City to discuss layoffs
Published 12:00 am Tuesday, June 16, 2009
NATCHEZ — Another month with a dip in sales tax means city officials may have to revisit the idea of layoffs.
Budget woes have hit Natchez hard for several months, and the mayor and aldermen have said the only place left to cut may be personnel.
Sales tax numbers for April were down by 1.02 percent from the previous April. Numbers are reported three months late.
April revenues were $424,938, compared to the $429,273 that was collected in April of 2008, City Clerk Donnie Holloway said.
Collections from April were also down compared to March 2009. In March, $455,321 was collected, making April’s numbers a 7.15 percent decrease.
Wavering collections and the economic recession have led the board of aldermen to ask department heads to cut between 2 and 5 percent of their budgets.
The city recently approved a $500,000 loan to help balance the budget until the end of the fiscal year in October.
The loan will not entirely bridge the gap, and Holloway had originally asked the board to take out a $1.1 million loan.
City officials were unwilling to borrow such a large amount and decided they would hunt through the budget for ways to shave down expenditures.
As a result, city leaders met for two weeks of budget hearings. The city has begun tracking interfund loans from the general fund to various city departments in an attempt to better control spending.

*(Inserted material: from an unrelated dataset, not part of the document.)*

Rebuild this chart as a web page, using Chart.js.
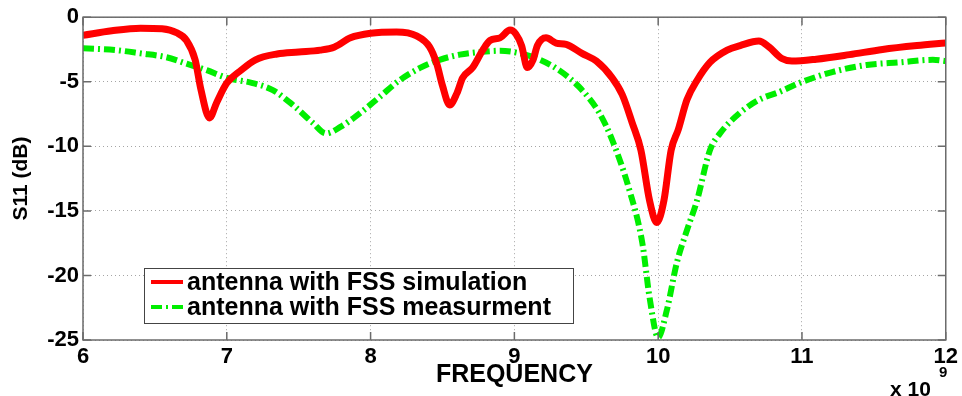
<!DOCTYPE html>
<html>
<head>
<meta charset="utf-8">
<script src="https://cdn.jsdelivr.net/npm/chart.js@4.4.0/dist/chart.umd.min.js"></script>
<style>
    body { margin: 0; background: #fff; }
    #wrap { width: 962px; height: 396px; }
</style>
</head>
<body>
<div id="wrap"><canvas id="myChart" width="962" height="396"></canvas></div>
<script>
// frequency in GHz (axis shows x 10^9)
const freqSim = [6.0, 6.2, 6.4, 6.55, 6.65, 6.72, 6.78, 6.82, 6.88, 6.93, 7.0, 7.1, 7.2, 7.35, 7.5, 7.65, 7.75, 7.86, 8.0, 8.18,
    8.32, 8.41, 8.46, 8.5, 8.55, 8.6, 8.64, 8.71, 8.78, 8.83, 8.9, 8.97, 9.01, 9.05, 9.09, 9.13, 9.16, 9.22, 9.29, 9.36,
    9.47, 9.57, 9.68, 9.75, 9.82, 9.88, 9.94, 9.99, 10.04, 10.09, 10.14, 10.2, 10.27, 10.36, 10.48, 10.57, 10.7, 10.77, 10.86, 10.93,
    11.1, 11.33, 11.56, 11.8, 12.0];
const s11Sim = [-1.4, -1.05, -0.85, -0.9, -1.2, -1.8, -3.3, -5.6, -7.8, -6.6, -5.1, -4.1, -3.3, -2.85, -2.7, -2.55, -2.3, -1.6, -1.25, -1.15,
    -1.45, -2.3, -3.6, -5.3, -6.8, -5.9, -4.7, -3.9, -2.55, -1.8, -1.6, -1.0, -1.3, -2.2, -3.9, -3.3, -2.2, -1.6, -2.0, -2.1,
    -2.8, -3.4, -4.7, -6.0, -8.2, -10.3, -14.2, -15.9, -14.2, -10.3, -8.7, -6.4, -4.9, -3.5, -2.55, -2.2, -1.85, -2.3, -3.2, -3.4,
    -3.25, -2.9, -2.5, -2.2, -2.0];

const freqMeas = [6.0, 6.23, 6.4, 6.58, 6.72, 6.86, 7.0, 7.18, 7.32, 7.46, 7.6, 7.69, 7.79, 7.93, 8.06, 8.2, 8.34, 8.48, 8.62, 8.76,
    8.9, 9.04, 9.18, 9.31, 9.45, 9.59, 9.68, 9.8, 9.89, 9.94, 10.0, 10.06, 10.13, 10.2, 10.27, 10.36, 10.43, 10.57, 10.7, 10.84,
    10.98, 11.21, 11.45, 11.68, 11.91, 12.0];
const s11Meas = [-2.4, -2.55, -2.8, -3.1, -3.6, -4.1, -4.7, -5.1, -5.65, -6.8, -8.2, -9.0, -8.5, -7.4, -6.2, -4.9, -3.95, -3.3, -2.9, -2.7,
    -2.6, -2.8, -3.3, -4.1, -5.4, -7.4, -9.5, -13.4, -17.5, -21.7, -24.8, -22.7, -19.0, -16.5, -14.2, -10.3, -9.0, -7.4, -6.4, -5.8,
    -5.1, -4.25, -3.7, -3.5, -3.3, -3.4];

const xTicks = [6, 7, 8, 9, 10, 11, 12];
const yTicks = [0, -5, -10, -15, -20, -25];
const seriesNames = ["antenna with FSS simulation", "antenna with FSS measurment"];

const FONT = "'Liberation Sans', Arial, sans-serif";
const greenDash = [11, 4, 2, 4];

function toPoints(xs, ys) {
    return xs.map((x, i) => ({ x: x, y: ys[i] }));
}

// box round the plot with small inward ticks, like matlab
const framePlugin = {
    id: 'frame',
    afterDatasetsDraw(chart) {
        const ctx = chart.ctx;
        const a = chart.chartArea;
        const xs = chart.scales.x, ys = chart.scales.y;
        ctx.save();
        ctx.strokeStyle = '#6b6b6b';
        ctx.lineWidth = 1.5;
        ctx.strokeRect(a.left, a.top, a.right - a.left, a.bottom - a.top);
        ctx.beginPath();
        xTicks.forEach(v => {
            const px = xs.getPixelForValue(v);
            ctx.moveTo(px, a.bottom); ctx.lineTo(px, a.bottom - 8);
            ctx.moveTo(px, a.top); ctx.lineTo(px, a.top + 8);
        });
        yTicks.forEach(v => {
            const py = ys.getPixelForValue(v);
            ctx.moveTo(a.left, py); ctx.lineTo(a.left + 8, py);
            ctx.moveTo(a.right, py); ctx.lineTo(a.right - 8, py);
        });
        ctx.stroke();
        ctx.restore();
    }
};

const legendPlugin = {
    id: 'boxLegend',
    afterDraw(chart) {
        const ctx = chart.ctx;
        const x0 = 144, y0 = 268, w = 429, h = 55;
        ctx.save();
        ctx.fillStyle = '#fff';
        ctx.fillRect(x0, y0, w, h);
        ctx.strokeStyle = '#444';
        ctx.lineWidth = 1;
        ctx.strokeRect(x0 + 0.5, y0 + 0.5, w, h);
        chart.data.datasets.forEach((ds, i) => {
            const ly = y0 + 14 + i * 25;
            ctx.strokeStyle = ds.borderColor;
            ctx.lineWidth = 4;
            ctx.setLineDash(ds.borderDash || []);
            ctx.beginPath();
            ctx.moveTo(x0 + 7, ly);
            ctx.lineTo(x0 + 39, ly);
            ctx.stroke();
            ctx.setLineDash([]);
            ctx.fillStyle = '#000';
            ctx.font = 'bold 25px ' + FONT;
            ctx.textBaseline = 'middle';
            ctx.fillText(ds.label, x0 + 43, ly + 1);
        });
        ctx.restore();
    }
};

const expPlugin = {
    id: 'expLabel',
    afterDraw(chart) {
        const ctx = chart.ctx;
        ctx.save();
        ctx.fillStyle = '#000';
        ctx.textBaseline = 'middle';
        ctx.font = 'bold 21px ' + FONT;
        ctx.fillText('x 10', 890, 390);
        ctx.font = 'bold 15px ' + FONT;
        ctx.fillText('9', 939, 373);
        ctx.restore();
    }
};

let chart = null;

document.addEventListener("DOMContentLoaded", function () {
    chart = new Chart("myChart", {
        type: "line",
        data: {
            datasets: [{
                label: seriesNames[0],
                data: toPoints(freqSim, s11Sim),
                borderColor: "#ff0000",
                borderWidth: 7,
                pointRadius: 0,
                cubicInterpolationMode: 'monotone',
                fill: false
            }, {
                label: seriesNames[1],
                data: toPoints(freqMeas, s11Meas),
                borderColor: "#00ee00",
                borderWidth: 6,
                borderDash: greenDash,
                pointRadius: 0,
                cubicInterpolationMode: 'monotone',
                fill: false
            }]
        },
        options: {
            responsive: false,
            animation: false,
            layout: { padding: { top: 17, right: 14, left: 0, bottom: 0 } },
            plugins: {
                legend: { display: false },
                tooltip: { enabled: false }
            },
            scales: {
                x: {
                    type: 'linear',
                    min: 6,
                    max: 12,
                    afterBuildTicks: s => { s.ticks = xTicks.map(v => ({ value: v })); },
                    afterFit: s => { s.height = 56; },
                    grid: { color: '#a5a5a5', lineWidth: 1, drawTicks: false },
                    border: { display: false, dash: [1, 3] },
                    ticks: {
                        color: '#000',
                        padding: 4,
                        maxRotation: 0,
                        font: { family: FONT, size: 22, weight: 'bold' }
                    },
                    title: {
                        display: true,
                        text: 'FREQUENCY',
                        color: '#000',
                        padding: { top: 0, bottom: 8 },
                        font: { family: FONT, size: 25, weight: 'bold', lineHeight: 1 }
                    }
                },
                y: {
                    min: -25,
                    max: 0,
                    afterBuildTicks: s => { s.ticks = yTicks.map(v => ({ value: v })); },
                    afterFit: s => { s.width = 83; },
                    grid: { color: '#a5a5a5', lineWidth: 1, drawTicks: false },
                    border: { display: false, dash: [1, 3] },
                    ticks: {
                        color: '#000',
                        padding: 4,
                        font: { family: FONT, size: 22, weight: 'bold' }
                    },
                    title: {
                        display: true,
                        text: 'S11 (dB)',
                        color: '#000',
                        padding: { top: 11, bottom: 0 },
                        font: { family: FONT, size: 21, weight: 'bold', lineHeight: 1 }
                    }
                }
            }
        },
        plugins: [framePlugin, legendPlugin, expPlugin]
    });
});
</script>
</body>
</html>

City officials have said unaccounted, non-repayable loans have dug a hole in the city budget, which causes the city to borrow money to boost itself into the black at the end of each fiscal year.
A hiring freeze was enacted at the beginning of the year and layoffs have also been discussed.
Mayor Jake Middleton said while no decisions to layoff have been made yet, layoffs will be discussed during the city’s work session at 4 p.m. today.
“There hasn’t been anything in concrete,” he said. “Nothing has come across this desk. We’ve talked about the possibility, but that’s as far as it’s gone.”
He said the discussion, which has been open for several months, will continue as long as the budget is being sorted out.